Saturday, March 21, 2009

What's it All Worth?

There was a day last July when it was rumoured in the tabloid press that Ireland was officially entering a recession. On that day I was lying by a horizon pool in Portugal tanning with two friends of the female species. College was out, but the money was still coming in courtesy of our parents back home in Dublin. “It’s just the media”, said 20-year-old Laura, from North County Dublin, flicking her €150 highlighted honey blond hair out of her eyes and taking a sip of her second €15 mojito of the afternoon.

“I agree”, Sarah interrupted, “they love doom and gloom and I won’t play a part in it”. I on the other hand, wasn’t so sure. All the signs were pointing to a recession, even to those of us who read the newspapers only to find out if Jennifer Aniston and John Mayer are splitting up again. Property prices had plummeted - my parents’ home had been on the market for over nine months and hadn’t yet had a single offer, despite a forty thousand reduction in the asking price. Six months earlier, they would have had three couples recreating an auction on the front lawn. Add to this the already deconstructing US economy and more locally, the remaining family businesses along Grafton Street that were folding due to their inability to keep up with soaring rents combined with a declining customer base. All this considered, I announced: “We probably wouldn’t have got jobs anyway, the media is such a tough break!”

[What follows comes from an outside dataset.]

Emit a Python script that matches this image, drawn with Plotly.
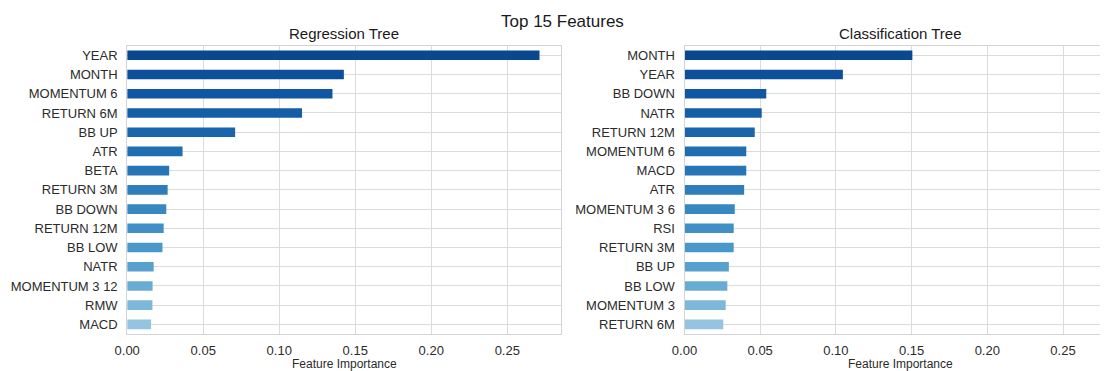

Fast-forward nine months and two of us are soon graduating from journalism college. A three-holiday summer is looking about as likely as Brian Cowen releasing a fashion line and recently, an already employed friend brought me down to earth with a bang during the third course at a well-known Stephens Green eatery: “You know it’s not a college summer, couldn’t you start looking for jobs right away instead of going to the states?” he said, matter-of-factly, adding “are you even eligible for a J1?”

I nearly spat a mouthful of Chablis at him, but deep down, I realised, for the past few years I’d always found something more important to do than work: between trips to Holland to record an album one year and jetting to Hollywood to try out for top casting agents the next. The truth is, during the years of the Celtic Tiger, young people thought they could achieve anything, but of course, everything needed financial backing. Really, my feet had left the ground for a time, but I certainly wasn’t the only one.

“This is Roisin Connolly reporting from the Leinster Road, in Pucci” my good friend and party animal announced in her dulcet private-school tones, before bursting into laughter and lowering her voice to almost a whisper to say: “I’m not actually going to become a broadcaster! Maybe I’ll go and study philosophy or interior design”. This girl, who has been called “the Peaches Geldof of Ireland” by Dublin’s socialites due to her partying ways, represents the attitude of time being limitless that affected many college-goers, a sort of “choose a course, if you don’t like it, choose another one” outlook. Perhaps one comfort we can take in the recession is that it’s no longer enough to drift through life aimlessly, we must focus, and establish a direction for ourselves.

For others, it will make them think about their hopes and desires. On a rare night on the town recently, my single friend Miriam turned to me and said “is it bad to want it all, do you think it’s unhealthy?” Did she mean the stockbroker husband, the double-fronted pile of bricks in Foxrock, the Hamptons getaway, his and hers Mercedes and two perfectly turned out if a little demanding designer children, I queried. The fact of the matter is, a year ago, we had aspirations that were beyond those of generations before us by miles, and while ambition is good, should life really be a check-list of must haves and deadlines. You have to wonder, what’s it all worth?

So what have I changed in life to make a difference to my rapidly-growing pre-recession debt? Since learning of my new-found conscience, I have taken some financial strain away from my parents, taking a job at a designer clothes shop in the city. My indulgent lunches with my equally deluded friends have come to a halt, or at least lessened in frequency, and I’ve finally surrendered my MasterCard to my mother. Now, instead of taking my “worn-out” Ralph Lauren suits to the local Oxfam, I take them to the dry cleaners. I have learned the worth of things, something I doubt would have happened without the recession. I even bought a lunchbox last week, acknowledging that I could lose my job any day now, and that it’s entirely possible I’ll be sporting “packed lunch chic” sooner than I ever imagined.